Instructions for the task:
Begin with the first line and repeat exactly through the line containing "Chart.register(...registerables);"; leave every image out.

☆ ☆ ☆ ☆

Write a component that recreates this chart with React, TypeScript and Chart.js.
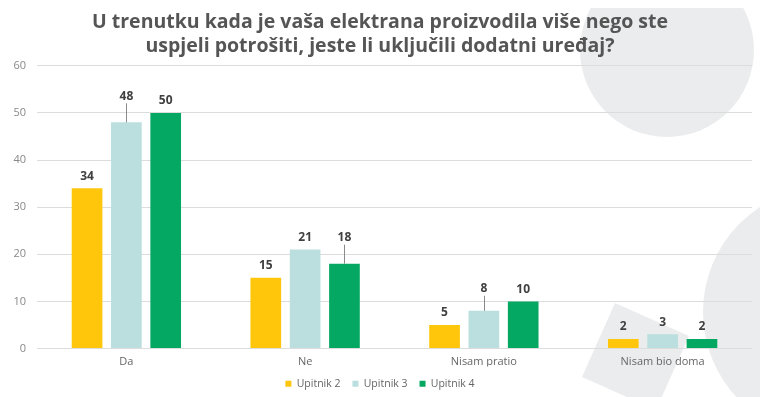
import React, { useEffect, useRef } from "react";
import { Chart, registerables } from "chart.js";

Chart.register(...registerables);

const categories = ["Da", "Ne", "Nisam pratio", "Nisam bio doma"];
const upitnik2 = [34, 15, 5, 2];
const upitnik3 = [48, 21, 8, 3];
const upitnik4 = [50, 18, 10, 2];
const seriesNames = ["Upitnik 2", "Upitnik 3", "Upitnik 4"];
const yTicks = [0, 10, 20, 30, 40, 50, 60];
const titleLines = [
  "U trenutku kada je vaša elektrana proizvodila više nego ste",
  "uspjeli potrošiti, jeste li uključili dodatni uređaj?",
];

const COLORS = ["#FFC60B", "#BADFDE", "#05A862"];
const FONT = "'Open Sans', 'DejaVu Sans', sans-serif";
// label lifts (px) for labels drawn with a leader line
const LIFTS = [
  [0, 0, 0, 0],
  [14, 0, 10, 0],
  [0, 14, 0, 0],
];

const bgPlugin = {
  id: "bgShapes",
  beforeDraw(chart: any) {
    const ctx = chart.ctx;
    ctx.save();
    ctx.fillStyle = "#EBECED";
    ctx.beginPath();
    ctx.arc(659, 42, 87, 0, Math.PI * 2);
    ctx.fill();
    ctx.beginPath();
    ctx.arc(820, 304, 125, 0, Math.PI * 2);
    ctx.fill();
    ctx.beginPath();
    ctx.moveTo(607, 295);
    ctx.lineTo(681, 328);
    ctx.lineTo(648, 402);
    ctx.lineTo(574, 369);
    ctx.closePath();
    ctx.fill();
    ctx.restore();
  },
};

const labelPlugin = {
  id: "valueLabels",
  afterDatasetsDraw(chart: any) {
    const ctx = chart.ctx;
    ctx.save();
    ctx.font = `bold 12px ${FONT}`;
    ctx.fillStyle = "#404040";
    ctx.textAlign = "center";
    ctx.textBaseline = "middle";
    chart.data.datasets.forEach((ds: any, di: number) => {
      const meta = chart.getDatasetMeta(di);
      meta.data.forEach((bar: any, i: number) => {
        const lift = LIFTS[di][i];
        const ly = bar.y - 12 - lift;
        ctx.fillText(String(ds.data[i]), bar.x, ly);
        if (lift > 0) {
          ctx.strokeStyle = "#8a8a8a";
          ctx.lineWidth = 1;
          ctx.beginPath();
          ctx.moveTo(Math.round(bar.x) + 0.5, ly + 7);
          ctx.lineTo(Math.round(bar.x) + 0.5, bar.y);
          ctx.stroke();
        }
      });
    });
    ctx.restore();
  },
};

export default function App() {
  const ref = useRef<HTMLCanvasElement | null>(null);
  useEffect(() => {
    if (!ref.current) return;
    const data = [upitnik2, upitnik3, upitnik4];
    const chart = new Chart(ref.current, {
      type: "bar",
      data: {
        labels: categories,
        datasets: seriesNames.map((name, i) => ({
          label: name,
          data: data[i],
          backgroundColor: COLORS[i],
          borderWidth: 0,
          categoryPercentage: 0.66,
          barPercentage: 0.78,
        })),
      },
      options: {
        animation: false,
        responsive: true,
        maintainAspectRatio: false,
        layout: { padding: { top: 0, right: 8, left: 0, bottom: 0 } },
        plugins: {
          title: {
            display: true,
            text: titleLines,
            color: "#555555",
            font: { family: FONT, size: 19.5, weight: "bold", lineHeight: 1.25 },
            padding: { top: 2, bottom: 7 },
          },
          legend: {
            position: "bottom",
            labels: {
              boxWidth: 6,
              boxHeight: 6,
              color: "#666666",
              font: { family: FONT, size: 10.5 },
              padding: 12,
            },
          },
          tooltip: { enabled: false },
        },
        scales: {
          x: {
            grid: { display: false, drawTicks: false },
            border: { display: false },
            afterFit: (axis: any) => {
              axis.height = 18;
            },
            ticks: { color: "#666666", font: { family: FONT, size: 11 }, padding: 7 },
          },
          y: {
            min: 0,
            max: 60,
            afterBuildTicks: (axis: any) => {
              axis.ticks = yTicks.map((v) => ({ value: v }));
            },
            afterFit: (axis: any) => {
              axis.width = 29;
            },
            grid: { color: "#DCDCDC", drawTicks: false },
            border: { display: false },
            ticks: { color: "#888888", font: { family: FONT, size: 11 }, padding: 11 },
          },
        },
      },
      plugins: [bgPlugin, labelPlugin],
    });
    return () => chart.destroy();
  }, []);
  return (
    <div style={{ height: 391, position: "relative" }}>
      <canvas ref={ref} />
    </div>
  );
}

☆ ☆ ☆ ☆

Written solution:
Write a component that recreates this chart with React, TypeScript and Chart.js.
import React, { useEffect, useRef } from "react";
import { Chart, registerables } from "chart.js";

Chart.register(...registerables);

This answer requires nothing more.